Marist students do not have sufficient access to food apart from the dining halls, Curley said. She noted that students who do not have cars struggle to find grocery stores because there aren’t many in the area or in walking distance. 

Distraught by their informal findings from student feedback, Curley and other steering committee applied for a Strategic Plan grant, where the committee was approved to receive a $5,000 grant to conduct research on food insecurity at Marist. 

This semester, the committee is working on a research project in order to find out more about the issue on campus and the best way to go about solving it. The committee is conducting focus groups with groups of students that have a particular experience with the problem. 

The group is also looking at what other similarly sized schools are doing to combat their problems with food insecurity in order to gain more information about the best way to solve the issue.

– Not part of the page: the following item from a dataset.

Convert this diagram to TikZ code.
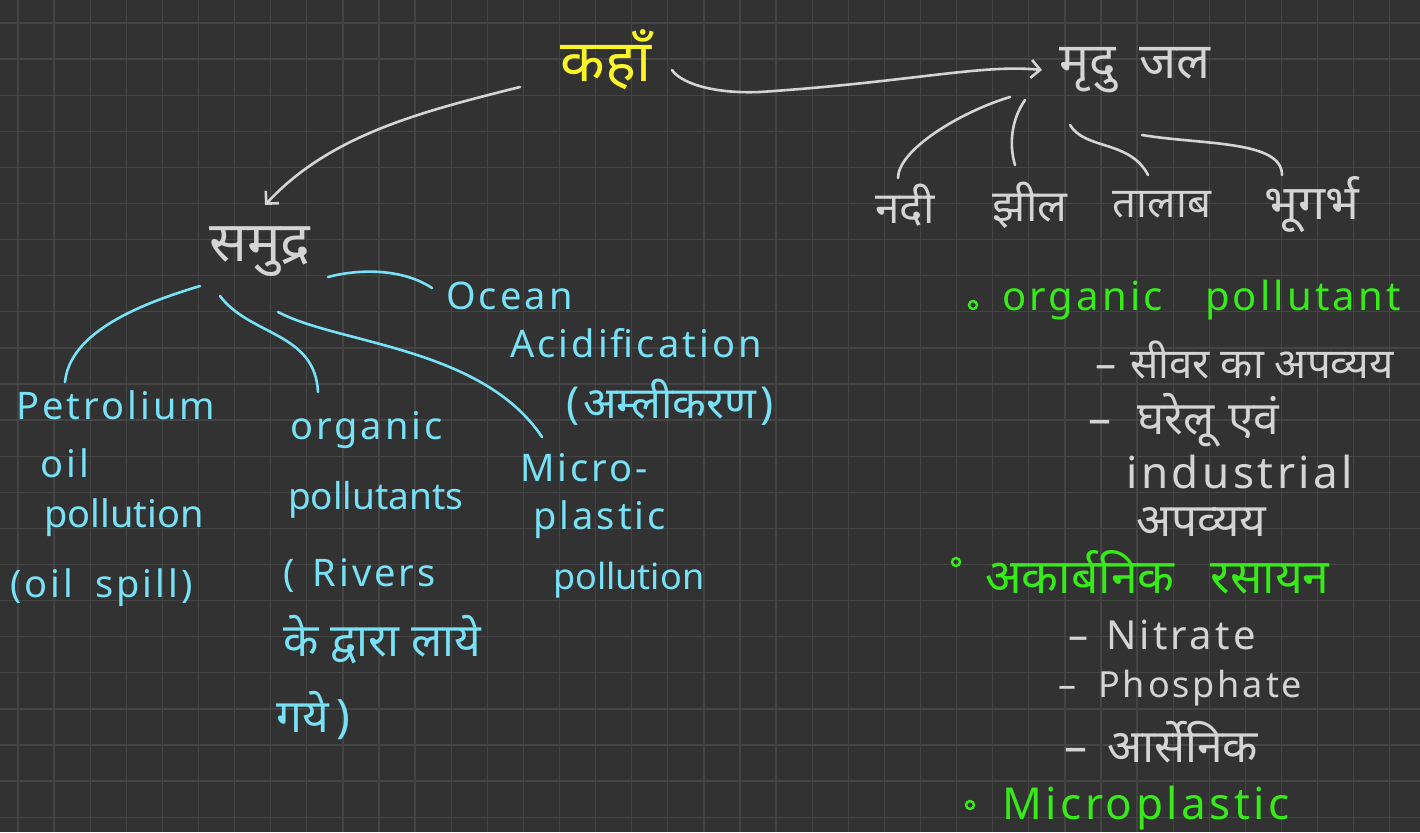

“The grant this year is aimed at assessing the problem and coming up with some possible solutions,” said steering committee member and Associate Professor of Political Science Jessica Boscarino. “We would hope that the Strategic Plan grants would be continued next year. If they did, we would hope that the next step would be implementation of whatever plan we would suggest to the administration.” 

With the resignation of former President, David Yellen, this summer, the state of the Strategic Plan program is currently unknown. It will be up to interim President, Dennis J. Murray, to decide whether or not to continue with the grants into the future.